[Stored entries]
|---|

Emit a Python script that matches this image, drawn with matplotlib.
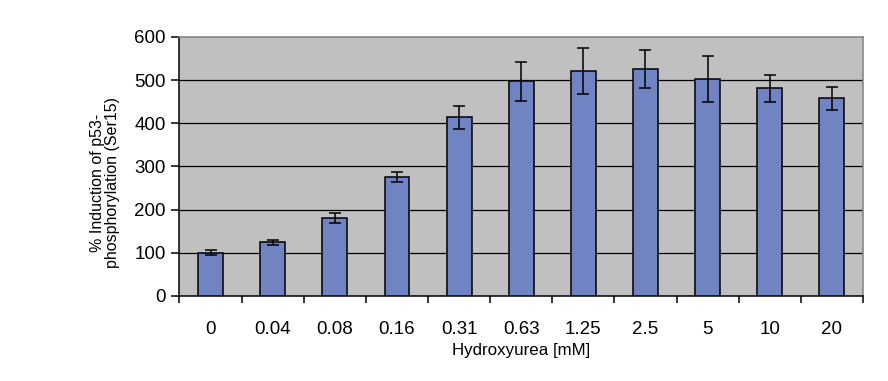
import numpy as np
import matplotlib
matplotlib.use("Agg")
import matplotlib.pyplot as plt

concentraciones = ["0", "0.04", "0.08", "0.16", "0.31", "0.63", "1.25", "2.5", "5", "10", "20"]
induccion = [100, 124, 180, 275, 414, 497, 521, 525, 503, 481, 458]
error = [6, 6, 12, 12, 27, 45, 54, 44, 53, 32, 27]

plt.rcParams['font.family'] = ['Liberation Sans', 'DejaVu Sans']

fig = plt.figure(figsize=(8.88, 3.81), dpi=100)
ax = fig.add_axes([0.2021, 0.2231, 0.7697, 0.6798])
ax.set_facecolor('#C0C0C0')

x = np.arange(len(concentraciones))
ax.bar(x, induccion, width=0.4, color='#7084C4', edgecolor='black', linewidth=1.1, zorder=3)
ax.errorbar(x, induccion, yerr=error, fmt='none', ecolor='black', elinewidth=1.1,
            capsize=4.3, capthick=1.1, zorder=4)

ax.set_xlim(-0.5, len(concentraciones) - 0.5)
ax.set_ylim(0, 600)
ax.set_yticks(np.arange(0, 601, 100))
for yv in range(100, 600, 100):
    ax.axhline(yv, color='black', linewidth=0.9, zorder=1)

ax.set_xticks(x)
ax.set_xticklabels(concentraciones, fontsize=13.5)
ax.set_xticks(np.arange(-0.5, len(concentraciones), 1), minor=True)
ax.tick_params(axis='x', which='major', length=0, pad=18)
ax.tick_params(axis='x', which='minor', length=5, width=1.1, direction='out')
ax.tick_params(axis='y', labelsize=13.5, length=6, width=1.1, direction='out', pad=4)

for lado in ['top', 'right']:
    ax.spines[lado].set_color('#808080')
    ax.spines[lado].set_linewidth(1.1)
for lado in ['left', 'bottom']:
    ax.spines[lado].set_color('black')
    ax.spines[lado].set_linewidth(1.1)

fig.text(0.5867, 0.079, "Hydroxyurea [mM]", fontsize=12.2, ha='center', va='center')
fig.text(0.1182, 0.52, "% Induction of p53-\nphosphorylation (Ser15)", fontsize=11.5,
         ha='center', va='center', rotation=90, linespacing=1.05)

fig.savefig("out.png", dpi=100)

|---|

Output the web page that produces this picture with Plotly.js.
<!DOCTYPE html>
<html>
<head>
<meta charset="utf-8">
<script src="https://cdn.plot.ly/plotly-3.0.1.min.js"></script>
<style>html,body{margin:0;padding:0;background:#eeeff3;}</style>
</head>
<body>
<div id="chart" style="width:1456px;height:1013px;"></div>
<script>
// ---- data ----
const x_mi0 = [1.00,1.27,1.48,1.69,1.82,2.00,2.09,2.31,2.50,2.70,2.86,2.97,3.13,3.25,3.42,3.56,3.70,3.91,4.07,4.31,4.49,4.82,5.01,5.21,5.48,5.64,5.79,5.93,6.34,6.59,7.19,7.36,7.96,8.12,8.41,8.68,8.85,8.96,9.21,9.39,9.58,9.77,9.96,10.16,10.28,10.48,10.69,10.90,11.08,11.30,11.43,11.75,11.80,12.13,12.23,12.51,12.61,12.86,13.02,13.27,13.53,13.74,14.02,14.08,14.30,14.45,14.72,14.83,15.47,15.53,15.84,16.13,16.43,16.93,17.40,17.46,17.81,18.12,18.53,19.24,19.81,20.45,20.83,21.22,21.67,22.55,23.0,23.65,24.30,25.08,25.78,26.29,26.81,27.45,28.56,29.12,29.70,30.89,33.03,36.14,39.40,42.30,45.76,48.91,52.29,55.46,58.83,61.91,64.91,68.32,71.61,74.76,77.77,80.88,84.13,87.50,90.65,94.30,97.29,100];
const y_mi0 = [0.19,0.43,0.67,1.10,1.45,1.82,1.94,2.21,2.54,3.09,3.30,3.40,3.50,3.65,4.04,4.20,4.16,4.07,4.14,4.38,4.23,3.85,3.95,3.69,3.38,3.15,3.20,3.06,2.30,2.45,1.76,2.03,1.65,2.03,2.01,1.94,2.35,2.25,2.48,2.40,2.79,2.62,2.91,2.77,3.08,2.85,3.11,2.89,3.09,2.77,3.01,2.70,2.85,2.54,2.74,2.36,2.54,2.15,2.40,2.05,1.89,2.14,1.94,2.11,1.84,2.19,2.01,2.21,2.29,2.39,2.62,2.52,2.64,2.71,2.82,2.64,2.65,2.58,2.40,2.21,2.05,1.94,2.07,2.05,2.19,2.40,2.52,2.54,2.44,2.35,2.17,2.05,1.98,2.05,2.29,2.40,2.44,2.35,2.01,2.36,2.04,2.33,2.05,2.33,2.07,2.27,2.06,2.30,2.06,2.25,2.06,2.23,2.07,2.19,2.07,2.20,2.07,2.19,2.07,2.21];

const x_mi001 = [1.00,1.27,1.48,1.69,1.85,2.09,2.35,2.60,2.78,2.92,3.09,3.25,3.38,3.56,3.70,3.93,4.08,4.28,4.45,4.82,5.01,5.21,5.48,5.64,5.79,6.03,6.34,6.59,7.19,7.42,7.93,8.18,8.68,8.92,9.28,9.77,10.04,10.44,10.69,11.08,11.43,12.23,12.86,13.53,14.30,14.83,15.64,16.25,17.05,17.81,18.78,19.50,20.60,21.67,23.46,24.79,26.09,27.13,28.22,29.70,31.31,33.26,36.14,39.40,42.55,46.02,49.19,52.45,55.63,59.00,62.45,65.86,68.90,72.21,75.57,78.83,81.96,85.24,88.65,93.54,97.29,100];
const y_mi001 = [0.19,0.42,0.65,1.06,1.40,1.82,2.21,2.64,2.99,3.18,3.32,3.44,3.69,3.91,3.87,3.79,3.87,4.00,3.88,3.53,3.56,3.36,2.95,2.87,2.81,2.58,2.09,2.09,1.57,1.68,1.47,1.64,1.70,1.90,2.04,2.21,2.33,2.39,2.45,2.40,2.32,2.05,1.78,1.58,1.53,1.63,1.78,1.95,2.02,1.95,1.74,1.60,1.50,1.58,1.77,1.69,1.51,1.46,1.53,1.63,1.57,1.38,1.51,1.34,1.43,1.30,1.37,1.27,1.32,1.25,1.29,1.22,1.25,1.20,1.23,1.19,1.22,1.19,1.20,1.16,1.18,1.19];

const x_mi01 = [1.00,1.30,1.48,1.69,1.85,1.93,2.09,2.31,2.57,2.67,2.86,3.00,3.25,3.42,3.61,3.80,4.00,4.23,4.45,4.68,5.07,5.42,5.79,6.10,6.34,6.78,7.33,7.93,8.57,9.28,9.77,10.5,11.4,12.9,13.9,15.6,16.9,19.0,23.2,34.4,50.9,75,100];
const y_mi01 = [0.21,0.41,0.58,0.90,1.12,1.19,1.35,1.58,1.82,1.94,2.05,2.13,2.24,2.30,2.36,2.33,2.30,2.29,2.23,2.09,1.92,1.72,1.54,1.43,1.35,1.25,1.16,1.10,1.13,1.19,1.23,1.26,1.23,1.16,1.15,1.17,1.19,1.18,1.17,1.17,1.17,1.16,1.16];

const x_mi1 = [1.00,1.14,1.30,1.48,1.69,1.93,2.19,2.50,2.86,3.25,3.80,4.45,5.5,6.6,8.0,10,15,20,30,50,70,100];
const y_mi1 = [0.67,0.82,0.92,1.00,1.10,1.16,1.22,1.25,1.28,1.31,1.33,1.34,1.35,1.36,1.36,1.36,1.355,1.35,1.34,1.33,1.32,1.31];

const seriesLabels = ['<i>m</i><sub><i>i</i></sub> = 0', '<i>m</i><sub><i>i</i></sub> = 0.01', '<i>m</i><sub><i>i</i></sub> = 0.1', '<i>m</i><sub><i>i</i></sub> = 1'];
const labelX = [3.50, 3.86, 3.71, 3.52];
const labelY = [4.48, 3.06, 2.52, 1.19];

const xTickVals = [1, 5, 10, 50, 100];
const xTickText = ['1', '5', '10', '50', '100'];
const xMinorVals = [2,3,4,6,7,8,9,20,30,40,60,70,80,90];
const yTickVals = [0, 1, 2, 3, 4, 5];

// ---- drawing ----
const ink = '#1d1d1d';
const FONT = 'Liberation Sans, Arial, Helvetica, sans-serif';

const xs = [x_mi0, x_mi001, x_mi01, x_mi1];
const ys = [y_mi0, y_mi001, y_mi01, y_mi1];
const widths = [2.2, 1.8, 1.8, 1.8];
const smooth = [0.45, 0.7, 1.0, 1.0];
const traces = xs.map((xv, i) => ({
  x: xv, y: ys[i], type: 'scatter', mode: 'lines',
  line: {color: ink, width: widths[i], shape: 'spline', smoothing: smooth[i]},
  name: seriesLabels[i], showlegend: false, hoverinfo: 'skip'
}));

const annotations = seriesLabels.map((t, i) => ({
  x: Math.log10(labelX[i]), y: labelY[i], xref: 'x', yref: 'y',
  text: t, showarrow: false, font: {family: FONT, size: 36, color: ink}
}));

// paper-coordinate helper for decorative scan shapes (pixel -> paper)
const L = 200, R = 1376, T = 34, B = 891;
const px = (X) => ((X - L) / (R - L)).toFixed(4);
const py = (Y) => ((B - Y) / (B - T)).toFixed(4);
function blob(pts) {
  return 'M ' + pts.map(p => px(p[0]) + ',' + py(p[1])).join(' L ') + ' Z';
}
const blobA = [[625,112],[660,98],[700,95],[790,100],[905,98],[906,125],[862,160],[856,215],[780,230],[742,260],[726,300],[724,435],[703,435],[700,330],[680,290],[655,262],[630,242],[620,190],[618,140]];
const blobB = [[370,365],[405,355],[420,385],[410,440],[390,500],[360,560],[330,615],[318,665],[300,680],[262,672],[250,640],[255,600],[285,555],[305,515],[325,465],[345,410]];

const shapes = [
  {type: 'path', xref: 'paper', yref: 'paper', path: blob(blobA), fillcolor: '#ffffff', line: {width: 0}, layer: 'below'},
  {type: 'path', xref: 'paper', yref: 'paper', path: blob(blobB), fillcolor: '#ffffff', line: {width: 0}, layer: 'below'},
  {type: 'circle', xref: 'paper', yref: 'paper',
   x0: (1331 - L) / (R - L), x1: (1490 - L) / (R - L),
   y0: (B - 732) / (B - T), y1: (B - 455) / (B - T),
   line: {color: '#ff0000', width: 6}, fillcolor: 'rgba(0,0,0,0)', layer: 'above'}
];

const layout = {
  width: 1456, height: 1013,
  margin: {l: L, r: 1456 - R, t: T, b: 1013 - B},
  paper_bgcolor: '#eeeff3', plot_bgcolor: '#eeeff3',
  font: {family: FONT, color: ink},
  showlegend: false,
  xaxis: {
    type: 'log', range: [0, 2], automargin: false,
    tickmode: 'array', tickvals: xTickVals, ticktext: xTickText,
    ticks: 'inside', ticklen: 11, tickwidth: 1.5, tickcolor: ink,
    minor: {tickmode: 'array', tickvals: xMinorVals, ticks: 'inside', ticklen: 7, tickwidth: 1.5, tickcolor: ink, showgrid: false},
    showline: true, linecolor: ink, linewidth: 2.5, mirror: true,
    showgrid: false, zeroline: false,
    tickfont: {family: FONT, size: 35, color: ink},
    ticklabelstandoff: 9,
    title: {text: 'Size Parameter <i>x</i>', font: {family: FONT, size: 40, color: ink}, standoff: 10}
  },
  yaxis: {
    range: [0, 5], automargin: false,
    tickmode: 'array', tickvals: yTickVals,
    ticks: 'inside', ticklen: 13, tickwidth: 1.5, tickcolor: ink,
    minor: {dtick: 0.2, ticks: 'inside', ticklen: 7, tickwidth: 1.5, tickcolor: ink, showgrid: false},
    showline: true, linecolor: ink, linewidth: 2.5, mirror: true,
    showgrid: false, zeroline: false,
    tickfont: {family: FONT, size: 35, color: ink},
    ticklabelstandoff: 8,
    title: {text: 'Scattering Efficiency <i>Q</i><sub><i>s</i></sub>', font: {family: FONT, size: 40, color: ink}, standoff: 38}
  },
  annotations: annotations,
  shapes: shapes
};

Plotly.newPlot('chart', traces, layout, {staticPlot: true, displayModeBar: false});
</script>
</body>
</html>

|---|

Directive:
The lines you need run from the one containing "Emit a Python" down to the one containing "import matplotlib.pyplot as plt"; print them exactly, both ends included, and leave out pictures.

Result:
Emit a Python script that matches this image, drawn with matplotlib.
import numpy as np
import matplotlib
matplotlib.use("Agg")
import matplotlib.pyplot as plt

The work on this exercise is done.